_EXERCISE BRIEF_
Open with the line that has "Emit a Python"; close with the line that has "import pandas as pd". Retype those lines exactly, images excluded.

_SUPPLIED MATERIAL_
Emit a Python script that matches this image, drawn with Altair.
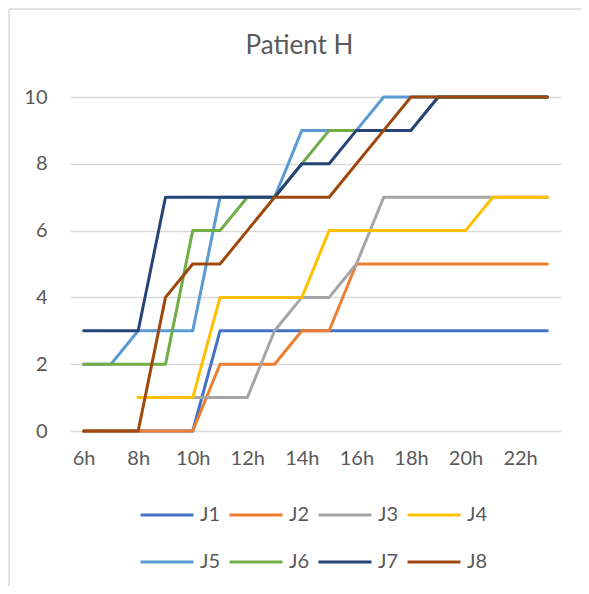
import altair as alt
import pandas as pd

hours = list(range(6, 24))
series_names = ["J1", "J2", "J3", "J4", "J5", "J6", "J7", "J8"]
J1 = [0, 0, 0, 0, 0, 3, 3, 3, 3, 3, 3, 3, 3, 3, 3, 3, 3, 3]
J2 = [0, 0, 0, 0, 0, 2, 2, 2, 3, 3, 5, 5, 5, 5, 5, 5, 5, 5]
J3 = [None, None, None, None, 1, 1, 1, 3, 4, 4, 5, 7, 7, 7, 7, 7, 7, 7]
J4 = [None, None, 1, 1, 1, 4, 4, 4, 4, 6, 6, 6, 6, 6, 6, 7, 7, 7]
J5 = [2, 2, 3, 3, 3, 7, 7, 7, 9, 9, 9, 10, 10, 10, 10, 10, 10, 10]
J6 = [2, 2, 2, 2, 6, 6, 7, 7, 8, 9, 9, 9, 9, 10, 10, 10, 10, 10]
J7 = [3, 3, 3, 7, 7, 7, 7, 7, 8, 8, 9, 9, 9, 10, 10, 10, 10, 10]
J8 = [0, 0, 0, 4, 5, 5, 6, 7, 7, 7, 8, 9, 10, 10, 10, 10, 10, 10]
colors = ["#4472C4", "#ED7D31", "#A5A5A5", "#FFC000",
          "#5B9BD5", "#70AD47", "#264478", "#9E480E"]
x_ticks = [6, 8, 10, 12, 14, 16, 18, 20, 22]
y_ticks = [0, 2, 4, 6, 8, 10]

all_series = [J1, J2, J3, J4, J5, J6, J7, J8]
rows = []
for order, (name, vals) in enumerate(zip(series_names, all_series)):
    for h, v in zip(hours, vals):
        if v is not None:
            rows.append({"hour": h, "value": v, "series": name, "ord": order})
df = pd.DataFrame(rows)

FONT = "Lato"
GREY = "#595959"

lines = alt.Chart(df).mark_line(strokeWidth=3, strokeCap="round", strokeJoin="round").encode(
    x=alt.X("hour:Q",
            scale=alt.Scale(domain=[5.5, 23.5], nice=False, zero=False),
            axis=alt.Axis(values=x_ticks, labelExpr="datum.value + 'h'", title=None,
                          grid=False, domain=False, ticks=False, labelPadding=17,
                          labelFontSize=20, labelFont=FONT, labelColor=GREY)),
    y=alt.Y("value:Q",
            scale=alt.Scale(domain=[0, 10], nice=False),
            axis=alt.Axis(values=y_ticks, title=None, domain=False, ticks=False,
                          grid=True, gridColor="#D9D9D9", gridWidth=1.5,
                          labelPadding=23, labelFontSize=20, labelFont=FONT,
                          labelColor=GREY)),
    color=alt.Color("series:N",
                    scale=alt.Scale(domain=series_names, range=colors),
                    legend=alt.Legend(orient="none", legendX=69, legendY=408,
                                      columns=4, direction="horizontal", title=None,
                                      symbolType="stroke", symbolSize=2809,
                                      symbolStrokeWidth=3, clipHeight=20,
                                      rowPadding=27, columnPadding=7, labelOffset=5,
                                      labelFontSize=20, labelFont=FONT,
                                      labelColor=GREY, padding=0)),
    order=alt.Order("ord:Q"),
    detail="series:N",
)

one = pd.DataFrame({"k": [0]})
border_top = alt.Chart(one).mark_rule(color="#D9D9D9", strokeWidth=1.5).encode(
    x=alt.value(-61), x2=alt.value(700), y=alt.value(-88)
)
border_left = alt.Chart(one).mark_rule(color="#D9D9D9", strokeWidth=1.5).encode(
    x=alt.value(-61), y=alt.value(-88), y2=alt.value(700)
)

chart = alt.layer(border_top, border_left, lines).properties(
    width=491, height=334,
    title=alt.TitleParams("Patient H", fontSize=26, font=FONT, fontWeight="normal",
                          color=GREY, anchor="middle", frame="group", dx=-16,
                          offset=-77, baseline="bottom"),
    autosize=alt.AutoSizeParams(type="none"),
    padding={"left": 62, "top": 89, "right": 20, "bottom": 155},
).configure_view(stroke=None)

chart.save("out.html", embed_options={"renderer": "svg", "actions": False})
--
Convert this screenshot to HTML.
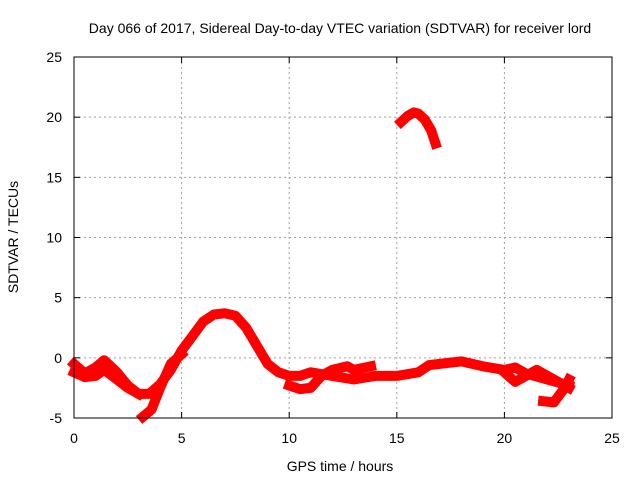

_RESPONSE TO THE EXERCISE_
Emit a Python script that matches this image, drawn with Altair.
import altair as alt
import pandas as pd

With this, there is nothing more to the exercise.